▸ Lines of data
= = = =

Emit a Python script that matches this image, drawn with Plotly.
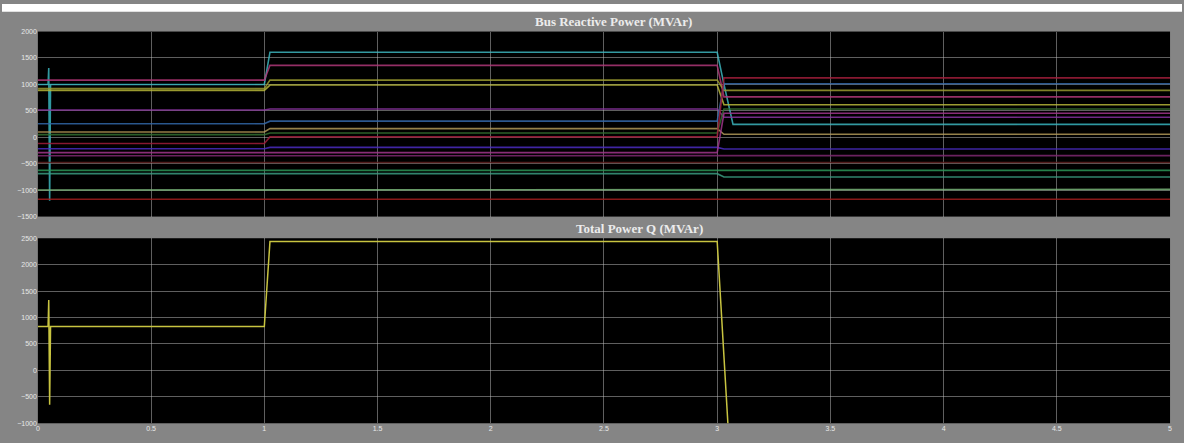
import plotly.graph_objects as go

# ---- data ----
time_bus = [0, 0.045, 0.048, 0.052, 0.056, 1.0, 1.025, 3.0, 3.03, 3.07, 5.0]

bus_colors = ["#3cb4bc", "#b03878", "#9a9a30", "#b8b83a", "#8a34a0", "#3468a8",
              "#b09858", "#347030", "#a01e3a", "#4a2cc0", "#a0358c", "#602020",
              "#2c9658", "#3a9c80", "#78b478", "#a01e1e", "#7e2870"]

bus_q = [
    [1000, 1000, 1310, -1200, 1000, 1000, 1609, 1609, 1000, 244, 244],
    [1082, 1082, 1082, 1082, 1082, 1082, 1361, 1361, 765, 765, 765],
    [920, 920, 920, 920, 920, 920, 1082, 1082, 888, 888, 888],
    [888, 888, 888, 888, 888, 888, 988, 988, 616, 616, 616],
    [516, 516, 516, 516, 516, 516, 535, 535, 380, 380, 380],
    [255, 255, 255, 255, 255, 255, 305, 305, 1013, 1013, 1013],
    [100, 100, 100, 100, 100, 100, 163, 163, 57, 57, 57],
    [50, 50, 50, 50, 50, 50, 82, 82, 535, 535, 535],
    [-117, -117, -117, -117, -117, -117, 7, 7, 1124, 1124, 1124],
    [-216, -216, -216, -216, -216, -216, -191, -191, -222, -222, -222],
    [-290, -290, -290, -290, -290, -290, -290, -290, 454, 454, 454],
    [-477, -477, -477, -477, -477, -477, -489, -489, -477, -477, -477],
    [-626, -626, -626, -626, -626, -626, -626, -626, -626, -626, -626],
    [-688, -688, -688, -688, -688, -688, -688, -688, -750, -750, -750],
    [-998, -998, -998, -998, -998, -998, -998, -998, -985, -985, -985],
    [-1172, -1172, -1172, -1172, -1172, -1172, -1172, -1172, -1172, -1172, -1172],
    [-350, -350, -350, -350, -350, -350, -350, -350, -346, -346, -346],
]

time_total = [0, 0.045, 0.048, 0.052, 0.056, 1.0, 1.025, 3.0, 3.05, 5.0]
total_q = [830, 830, 1330, -650, 830, 830, 2440, 2440, -1200, -1200]

x_ticks = [0, 0.5, 1, 1.5, 2, 2.5, 3, 3.5, 4, 4.5, 5]
x_labels = ["0", "0.5", "1", "1.5", "2", "2.5", "3", "3.5", "4", "4.5", "5"]
top_y_ticks = [-1500, -1000, -500, 0, 500, 1000, 1500, 2000]
bot_y_ticks = [-1000, -500, 0, 500, 1000, 1500, 2000, 2500]

W, H = 1184, 443
BG = "#858585"

fig = go.Figure()
for vals, col in zip(bus_q, bus_colors):
    fig.add_trace(go.Scatter(x=time_bus, y=vals, mode="lines",
                             line=dict(color=col, width=1.6), opacity=0.85,
                             xaxis="x", yaxis="y", showlegend=False))
fig.add_trace(go.Scatter(x=time_total, y=total_q, mode="lines",
                         line=dict(color="#c8c440", width=1.5),
                         xaxis="x2", yaxis="y2", showlegend=False))

xdom = [36 / W, 1172 / W]
grid = "rgba(190,190,190,0.5)"
tickfont = dict(family="Liberation Sans, Arial", size=7, color="#e8e8e8")

fig.update_layout(
    width=W, height=H, autosize=False,
    margin=dict(l=0, r=0, t=0, b=0),
    paper_bgcolor=BG, plot_bgcolor="#000000",
    xaxis=dict(domain=xdom, range=[0, 5], tickvals=x_ticks, showticklabels=False,
               showgrid=True, gridcolor=grid, gridwidth=1, zeroline=False,
               anchor="y", showline=False, ticks=""),
    yaxis=dict(domain=[1 - 216 / H, 1 - 28 / H], range=[-1500, 2000],
               tickvals=top_y_ticks, tickfont=tickfont, showgrid=True,
               gridcolor=grid, gridwidth=1, zeroline=False, anchor="x", ticks=""),
    xaxis2=dict(domain=xdom, range=[0, 5], tickvals=x_ticks, ticktext=x_labels,
                tickfont=tickfont, showgrid=True, gridcolor=grid, gridwidth=1,
                zeroline=False, anchor="y2", ticks=""),
    yaxis2=dict(domain=[1 - 426 / H, 1 - 238 / H], range=[-1000, 2500],
                tickvals=bot_y_ticks, tickfont=tickfont, showgrid=True,
                gridcolor=grid, gridwidth=1, zeroline=False, anchor="x2", ticks=""),
    shapes=[dict(type="rect", xref="paper", yref="paper", x0=0, x1=1,
                 y0=1 - 8 / H, y1=1, fillcolor="#ffffff", line=dict(width=0),
                 layer="below")],
    annotations=[
        dict(text="<b>Bus Reactive Power (MVAr)</b>", xref="paper", yref="paper",
             x=614 / W, y=1 - 18 / H, showarrow=False, xanchor="center", yanchor="middle",
             font=dict(family="Liberation Serif, Times New Roman", size=13, color="#ececec")),
        dict(text="<b>Total Power Q (MVAr)</b>", xref="paper", yref="paper",
             x=640 / W, y=1 - 228 / H, showarrow=False, xanchor="center", yanchor="middle",
             font=dict(family="Liberation Serif, Times New Roman", size=13, color="#ececec")),
    ],
)

fig.write_html("out.html")
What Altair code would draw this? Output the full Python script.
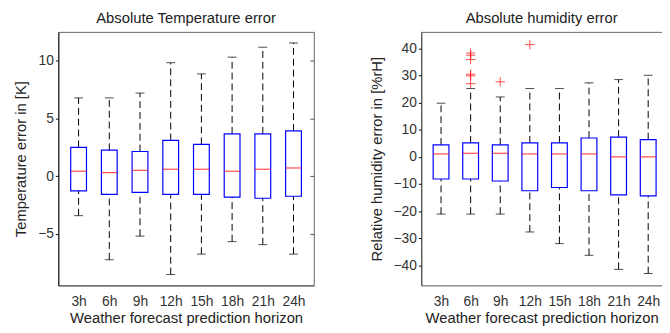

= = = =

▸ WRITTEN INSTRUCTION
Make an exact copy of the records above, with the pictures left out.

▸ SOLVED PROBLEM
Emit a Python script that matches this image, drawn with Plotly.
import plotly.graph_objects as go

# ---- data ----
time_bus = [0, 0.045, 0.048, 0.052, 0.056, 1.0, 1.025, 3.0, 3.03, 3.07, 5.0]

bus_colors = ["#3cb4bc", "#b03878", "#9a9a30", "#b8b83a", "#8a34a0", "#3468a8",
              "#b09858", "#347030", "#a01e3a", "#4a2cc0", "#a0358c", "#602020",
              "#2c9658", "#3a9c80", "#78b478", "#a01e1e", "#7e2870"]

bus_q = [
    [1000, 1000, 1310, -1200, 1000, 1000, 1609, 1609, 1000, 244, 244],
    [1082, 1082, 1082, 1082, 1082, 1082, 1361, 1361, 765, 765, 765],
    [920, 920, 920, 920, 920, 920, 1082, 1082, 888, 888, 888],
    [888, 888, 888, 888, 888, 888, 988, 988, 616, 616, 616],
    [516, 516, 516, 516, 516, 516, 535, 535, 380, 380, 380],
    [255, 255, 255, 255, 255, 255, 305, 305, 1013, 1013, 1013],
    [100, 100, 100, 100, 100, 100, 163, 163, 57, 57, 57],
    [50, 50, 50, 50, 50, 50, 82, 82, 535, 535, 535],
    [-117, -117, -117, -117, -117, -117, 7, 7, 1124, 1124, 1124],
    [-216, -216, -216, -216, -216, -216, -191, -191, -222, -222, -222],
    [-290, -290, -290, -290, -290, -290, -290, -290, 454, 454, 454],
    [-477, -477, -477, -477, -477, -477, -489, -489, -477, -477, -477],
    [-626, -626, -626, -626, -626, -626, -626, -626, -626, -626, -626],
    [-688, -688, -688, -688, -688, -688, -688, -688, -750, -750, -750],
    [-998, -998, -998, -998, -998, -998, -998, -998, -985, -985, -985],
    [-1172, -1172, -1172, -1172, -1172, -1172, -1172, -1172, -1172, -1172, -1172],
    [-350, -350, -350, -350, -350, -350, -350, -350, -346, -346, -346],
]

time_total = [0, 0.045, 0.048, 0.052, 0.056, 1.0, 1.025, 3.0, 3.05, 5.0]
total_q = [830, 830, 1330, -650, 830, 830, 2440, 2440, -1200, -1200]

x_ticks = [0, 0.5, 1, 1.5, 2, 2.5, 3, 3.5, 4, 4.5, 5]
x_labels = ["0", "0.5", "1", "1.5", "2", "2.5", "3", "3.5", "4", "4.5", "5"]
top_y_ticks = [-1500, -1000, -500, 0, 500, 1000, 1500, 2000]
bot_y_ticks = [-1000, -500, 0, 500, 1000, 1500, 2000, 2500]

W, H = 1184, 443
BG = "#858585"

fig = go.Figure()
for vals, col in zip(bus_q, bus_colors):
    fig.add_trace(go.Scatter(x=time_bus, y=vals, mode="lines",
                             line=dict(color=col, width=1.6), opacity=0.85,
                             xaxis="x", yaxis="y", showlegend=False))
fig.add_trace(go.Scatter(x=time_total, y=total_q, mode="lines",
                         line=dict(color="#c8c440", width=1.5),
                         xaxis="x2", yaxis="y2", showlegend=False))

xdom = [36 / W, 1172 / W]
grid = "rgba(190,190,190,0.5)"
tickfont = dict(family="Liberation Sans, Arial", size=7, color="#e8e8e8")

fig.update_layout(
    width=W, height=H, autosize=False,
    margin=dict(l=0, r=0, t=0, b=0),
    paper_bgcolor=BG, plot_bgcolor="#000000",
    xaxis=dict(domain=xdom, range=[0, 5], tickvals=x_ticks, showticklabels=False,
               showgrid=True, gridcolor=grid, gridwidth=1, zeroline=False,
               anchor="y", showline=False, ticks=""),
    yaxis=dict(domain=[1 - 216 / H, 1 - 28 / H], range=[-1500, 2000],
               tickvals=top_y_ticks, tickfont=tickfont, showgrid=True,
               gridcolor=grid, gridwidth=1, zeroline=False, anchor="x", ticks=""),
    xaxis2=dict(domain=xdom, range=[0, 5], tickvals=x_ticks, ticktext=x_labels,
                tickfont=tickfont, showgrid=True, gridcolor=grid, gridwidth=1,
                zeroline=False, anchor="y2", ticks=""),
    yaxis2=dict(domain=[1 - 426 / H, 1 - 238 / H], range=[-1000, 2500],
                tickvals=bot_y_ticks, tickfont=tickfont, showgrid=True,
                gridcolor=grid, gridwidth=1, zeroline=False, anchor="x2", ticks=""),
    shapes=[dict(type="rect", xref="paper", yref="paper", x0=0, x1=1,
                 y0=1 - 8 / H, y1=1, fillcolor="#ffffff", line=dict(width=0),
                 layer="below")],
    annotations=[
        dict(text="<b>Bus Reactive Power (MVAr)</b>", xref="paper", yref="paper",
             x=614 / W, y=1 - 18 / H, showarrow=False, xanchor="center", yanchor="middle",
             font=dict(family="Liberation Serif, Times New Roman", size=13, color="#ececec")),
        dict(text="<b>Total Power Q (MVAr)</b>", xref="paper", yref="paper",
             x=640 / W, y=1 - 228 / H, showarrow=False, xanchor="center", yanchor="middle",
             font=dict(family="Liberation Serif, Times New Roman", size=13, color="#ececec")),
    ],
)

fig.write_html("out.html")
What Altair code would draw this? Output the full Python script.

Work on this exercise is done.